THESE tiny puppies were among 116 "crammed" into two vehicles in an attempt to smuggle them out of the country.
A man in his 40s was questioned by customs officers about the animals that were part of a shipment intercepted at Dublin Port.
The Herald can reveal the Co Cavan resident is also suspected of being involved in cigarette and alcohol smuggling.
He was not arrested at the scene of the operation at 8pm on Wednesday, but he was questioned about the puppies after two vans were stopped following a long-running investigation by the DSPCA and customs officers.
Also questioned were two middle-aged men with addresses in Co Carlow and Co Armagh.
Sources said that it is "probable" that some of the small animals would have died en route to the UK as they were "crammed into" the vehicles they were being smuggled in.
"This was an organised plot and it is believed that the puppies had been bred specifically so that they could be imported," a source said.
"The activities of all three individuals who were questioned will be closely monitored in the future especially at ports."
Gardai were also involved in Wednesday night's operation.
Gillian Bird, DSPCA spokeswoman, said the puppies were separated in the back of the vans into breeds, which included pugs, huskies, cockers, Yorkshire terriers and designer breeds such as labradoodles and cavachons.

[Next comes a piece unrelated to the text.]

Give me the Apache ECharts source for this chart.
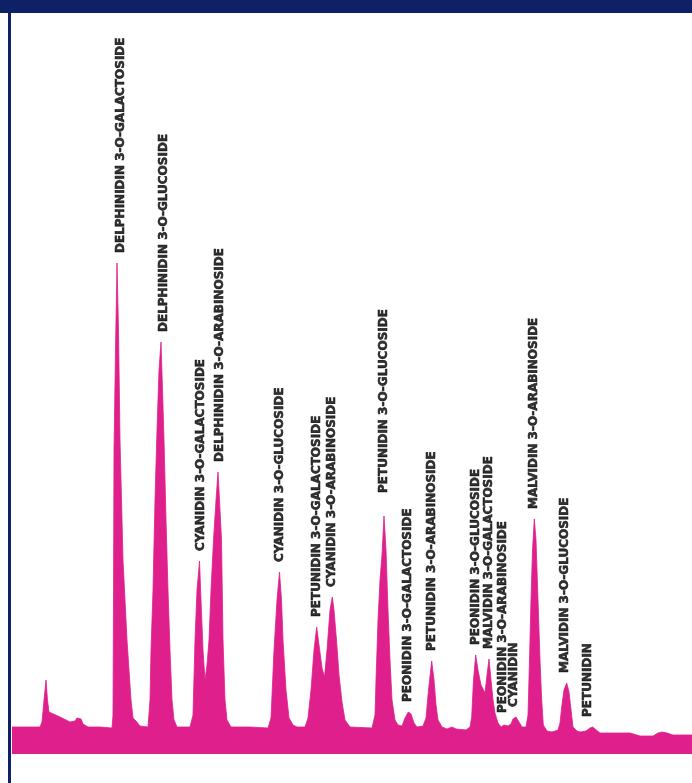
<!DOCTYPE html>
<html>
<head>
<meta charset="utf-8">
<title>Anthocyanin HPLC profile</title>
<script src="https://cdn.jsdelivr.net/npm/echarts@6/dist/echarts.min.js"></script>
<style>
  html, body { margin: 0; padding: 0; background: #ffffff; }
  #chart { width: 692px; height: 783px; }
</style>
</head>
<body>
<div id="chart"></div>
<script>
// Detector trace: retention time (min) and absorbance signal (mAU)
const traceTime = [
  0.00, 2.80, 3.00, 3.20, 3.40, 3.55, 3.70, 3.90, 4.80, 5.80, 6.30, 6.50, 6.70, 6.90, 7.10, 7.60, 8.80,
  10.00, 10.10, 10.15, 10.20, 10.35, 10.50, 10.65, 10.80, 11.10, 11.50, 11.90, 12.10, 12.40, 12.80,
  13.60, 13.80, 13.90, 14.10, 14.30, 14.50, 14.70, 14.90, 15.05, 15.20, 15.40, 15.60, 15.80, 16.00, 16.20, 16.50,
  17.80, 18.10, 18.30, 18.50, 18.75, 18.90, 19.10, 19.30, 19.50, 19.70, 19.90, 20.15, 20.40, 20.60, 20.75, 20.95,
  21.10, 21.30, 21.50, 21.90, 23.80,
  25.60, 25.90, 26.20, 26.50, 26.75, 26.95, 27.10, 27.40, 27.70, 28.10, 28.50,
  29.30, 29.60, 29.90, 30.20, 30.47, 30.70, 31.00, 31.25, 31.50, 31.80, 32.03, 32.20, 32.45, 32.70, 33.00, 33.30, 33.80,
  36.00, 36.30, 36.40, 36.60, 36.80, 37.00, 37.20, 37.40, 37.60, 37.80, 38.00, 38.30, 38.60,
  39.00, 39.30, 39.63, 39.90, 40.20, 40.50, 41.10, 41.40, 41.65, 41.97, 42.20, 42.40, 42.60, 43.00, 43.50, 44.00, 44.40, 45.40,
  45.80, 45.97, 46.15, 46.37, 46.60, 46.90, 47.30, 47.50, 47.70, 47.90, 48.10, 48.30, 48.60, 48.90,
  49.20, 49.40, 49.60, 49.90, 50.10, 50.40, 50.70, 51.00, 51.40,
  51.60, 51.75, 51.90, 52.05, 52.23, 52.40, 52.60, 52.80, 52.97, 53.13, 53.50, 54.00, 54.60,
  54.80, 54.97, 55.20, 55.47, 55.70, 55.87, 56.10, 56.50, 56.80, 57.40, 57.80, 58.07, 58.30, 58.80,
  60.30, 61.80, 62.80, 64.10, 64.60, 65.00, 65.50, 66.10, 68.00
];
const traceSignal = [
  27, 27, 32, 54, 74, 54, 42, 40, 37, 32, 33, 36, 38, 35, 30, 27, 27,
  26, 39, 154, 304, 404, 491, 424, 314, 194, 114, 54, 36, 33, 28,
  27, 54, 104, 164, 254, 324, 384, 412, 364, 314, 234, 164, 104, 54, 34, 27,
  27, 39, 114, 164, 193, 154, 104, 74, 89, 114, 164, 214, 254, 282, 254, 214,
  114, 54, 34, 27, 27,
  26, 36, 104, 154, 182, 154, 114, 64, 36, 29, 27,
  27, 36, 64, 104, 127, 109, 86, 77, 104, 144, 157, 144, 114, 79, 52, 34, 27,
  26, 39, 74, 134, 174, 199, 238, 204, 144, 94, 54, 34, 29,
  28, 36, 42, 40, 31, 27, 28, 36, 64, 93, 74, 49, 34, 27, 25, 27, 25, 24,
  27, 37, 74, 99, 84, 69, 61, 79, 95, 74, 54, 41, 31, 27,
  29, 31, 28, 30, 35, 37, 32, 27, 27,
  39, 94, 154, 204, 235, 214, 154, 94, 54, 29, 23, 22, 24,
  31, 47, 64, 71, 62, 47, 27, 23, 22, 23, 26, 27, 25, 21,
  21, 21, 18, 18, 21, 22, 21, 19, 19
];

// Identified peaks (elution order) with apex time and height
const peakNames = [
  'DELPHINIDIN 3-O-GALACTOSIDE',
  'DELPHINIDIN 3-O-GLUCOSIDE',
  'CYANIDIN 3-O-GALACTOSIDE',
  'DELPHINIDIN 3-O-ARABINOSIDE',
  'CYANIDIN 3-O-GLUCOSIDE',
  'PETUNIDIN 3-O-GALACTOSIDE',
  'CYANIDIN 3-O-ARABINOSIDE',
  'PETUNIDIN 3-O-GLUCOSIDE',
  'PEONIDIN 3-O-GALACTOSIDE',
  'PETUNIDIN 3-O-ARABINOSIDE',
  'PEONIDIN 3-O-GLUCOSIDE',
  'MALVIDIN 3-O-GALACTOSIDE',
  'PEONIDIN 3-O-ARABINOSIDE',
  'CYANIDIN',
  'MALVIDIN 3-O-ARABINOSIDE',
  'MALVIDIN 3-O-GLUCOSIDE',
  'PETUNIDIN'
];
const peakTimes = [10.50, 14.90, 18.75, 20.60, 26.75, 30.47, 32.03, 37.20, 39.63, 41.97, 46.37, 47.70, 49.40, 50.40, 52.23, 55.47, 58.07];
const peakHeights = [491, 412, 193, 282, 182, 127, 157, 238, 42, 93, 99, 95, 31, 37, 235, 71, 27];

// Label placement tweaks (pixels): sideways shift and extra lift above the apex
const labelShift = {
  'DELPHINIDIN 3-O-GALACTOSIDE': 4,
  'DELPHINIDIN 3-O-GLUCOSIDE': 3,
  'CYANIDIN 3-O-GALACTOSIDE': 1,
  'DELPHINIDIN 3-O-ARABINOSIDE': 2,
  'MALVIDIN 3-O-GLUCOSIDE': -2,
  'PEONIDIN 3-O-ARABINOSIDE': -3,
  'CYANIDIN': -2,
  'PETUNIDIN': -5
};
const labelLift = {
  'PETUNIDIN 3-O-GLUCOSIDE': 13
};

const chart = echarts.init(document.getElementById('chart'), null, { renderer: 'canvas' });

const traceData = traceTime.map((t, i) => [t, traceSignal[i]]);
const peakData = peakNames.map((name, i) => ({
  name: name,
  value: [peakTimes[i], peakHeights[i]],
  label: {
    position: [labelShift[name] || 0, -(10 + (labelLift[name] || 0))]
  }
}));

const NAVY = '#0f2166';
const MAGENTA = '#df1f8b';

chart.setOption({
  backgroundColor: '#ffffff',
  animation: false,
  grid: { left: 12, right: 0, top: 14, bottom: 29 },
  xAxis: {
    type: 'value', min: 0, max: 68,
    show: false
  },
  yAxis: {
    type: 'value', min: 0, max: 740,
    show: false
  },
  series: [
    {
      name: 'Absorbance',
      type: 'line',
      data: traceData,
      showSymbol: false,
      smooth: false,
      silent: true,
      lineStyle: { width: 0.8, color: MAGENTA },
      areaStyle: { color: MAGENTA, opacity: 1 },
      z: 2
    },
    {
      name: 'Peaks',
      type: 'scatter',
      data: peakData,
      symbolSize: 0,
      silent: true,
      z: 3,
      label: {
        show: true,
        formatter: '{b}',
        rotate: 90,
        align: 'left',
        verticalAlign: 'middle',
        color: '#000000',
        fontFamily: 'DejaVu Sans',
        fontWeight: 'bold',
        fontSize: 12,
        textBorderColor: '#000000',
        textBorderWidth: 0.6
      }
    }
  ],
  graphic: [
    { type: 'rect', left: 0, top: 0, shape: { width: 692, height: 13 }, style: { fill: NAVY }, z: 10 },
    { type: 'rect', left: 8, top: 0, shape: { width: 3, height: 783 }, style: { fill: NAVY }, z: 10 }
  ]
});
</script>
</body>
</html>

"The DSPCA Veterinary team estimates that the puppies are aged from as young as five weeks up to eight weeks of age," she said.
"The breeds of the puppies include a variety of small breeds and were destined for the UK market." This is the first case, involving a large number of companion animals, to be seized under the new Animal Health and Welfare Act 2013.
Ms Bird said most of the puppies were in fairly good condition, apart from being young, but 32 needed veterinary care.
The DSPCA said the puppies were not available for adoption yet as the matter is still being investigated.
They did, however, appeal for donations of old newspapers to help keep the dogs in comfort.